_Exercise goal:_ Count every line below in which "that" occurs, then give only the count.

_Data for the task:_
+---+

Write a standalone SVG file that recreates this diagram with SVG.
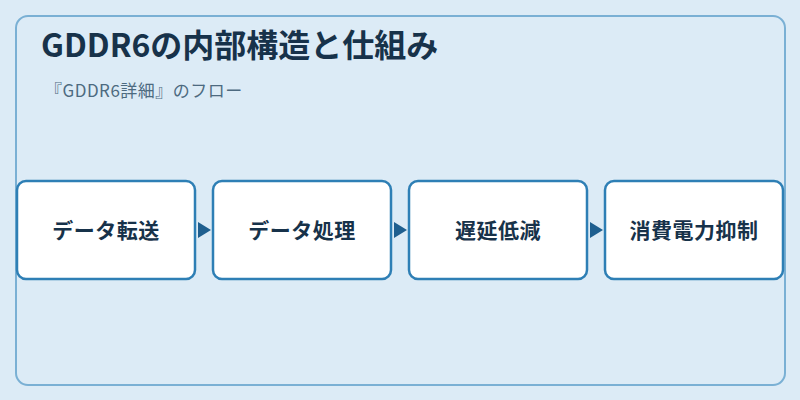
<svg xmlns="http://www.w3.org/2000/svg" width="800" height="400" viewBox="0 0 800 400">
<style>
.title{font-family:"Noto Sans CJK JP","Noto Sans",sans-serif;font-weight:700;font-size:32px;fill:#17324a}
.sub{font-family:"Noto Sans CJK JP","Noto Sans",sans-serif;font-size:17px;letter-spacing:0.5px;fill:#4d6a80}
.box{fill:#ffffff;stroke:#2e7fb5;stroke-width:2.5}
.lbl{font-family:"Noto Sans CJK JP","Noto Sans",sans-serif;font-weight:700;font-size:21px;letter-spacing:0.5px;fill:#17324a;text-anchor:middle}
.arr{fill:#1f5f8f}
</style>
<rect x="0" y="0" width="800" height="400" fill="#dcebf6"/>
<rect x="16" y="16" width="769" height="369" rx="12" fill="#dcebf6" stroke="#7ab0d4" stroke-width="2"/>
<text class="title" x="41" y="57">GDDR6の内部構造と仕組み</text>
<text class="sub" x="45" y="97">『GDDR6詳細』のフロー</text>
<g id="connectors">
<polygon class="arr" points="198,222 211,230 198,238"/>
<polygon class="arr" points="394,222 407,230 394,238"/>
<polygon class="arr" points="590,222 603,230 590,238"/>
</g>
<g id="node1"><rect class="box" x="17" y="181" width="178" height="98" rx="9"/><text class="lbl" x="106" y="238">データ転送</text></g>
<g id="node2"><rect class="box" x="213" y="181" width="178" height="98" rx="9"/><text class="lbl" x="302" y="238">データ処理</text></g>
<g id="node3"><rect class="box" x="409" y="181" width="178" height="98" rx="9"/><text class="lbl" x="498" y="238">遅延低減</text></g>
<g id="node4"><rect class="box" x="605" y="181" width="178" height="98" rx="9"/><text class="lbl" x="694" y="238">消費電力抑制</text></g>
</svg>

+---+

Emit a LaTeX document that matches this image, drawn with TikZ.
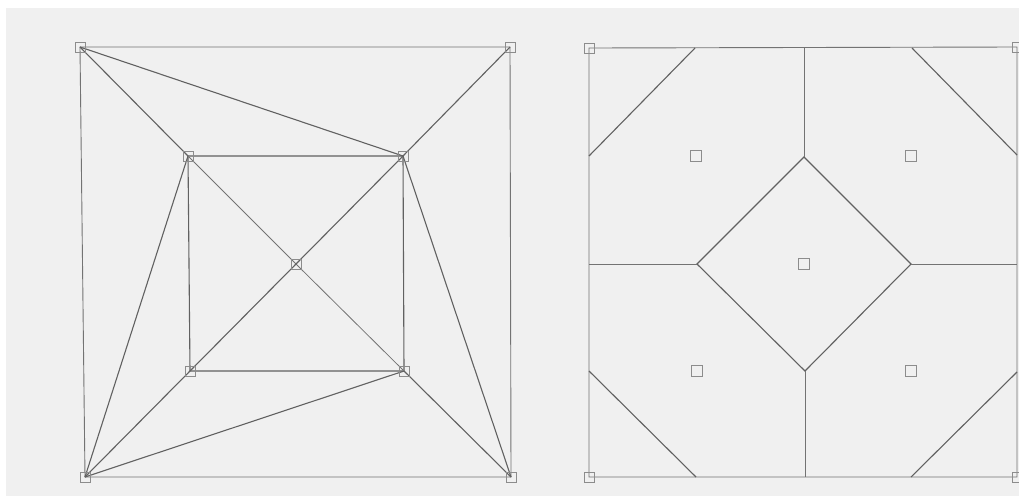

+---+

_Exercise output:_ 2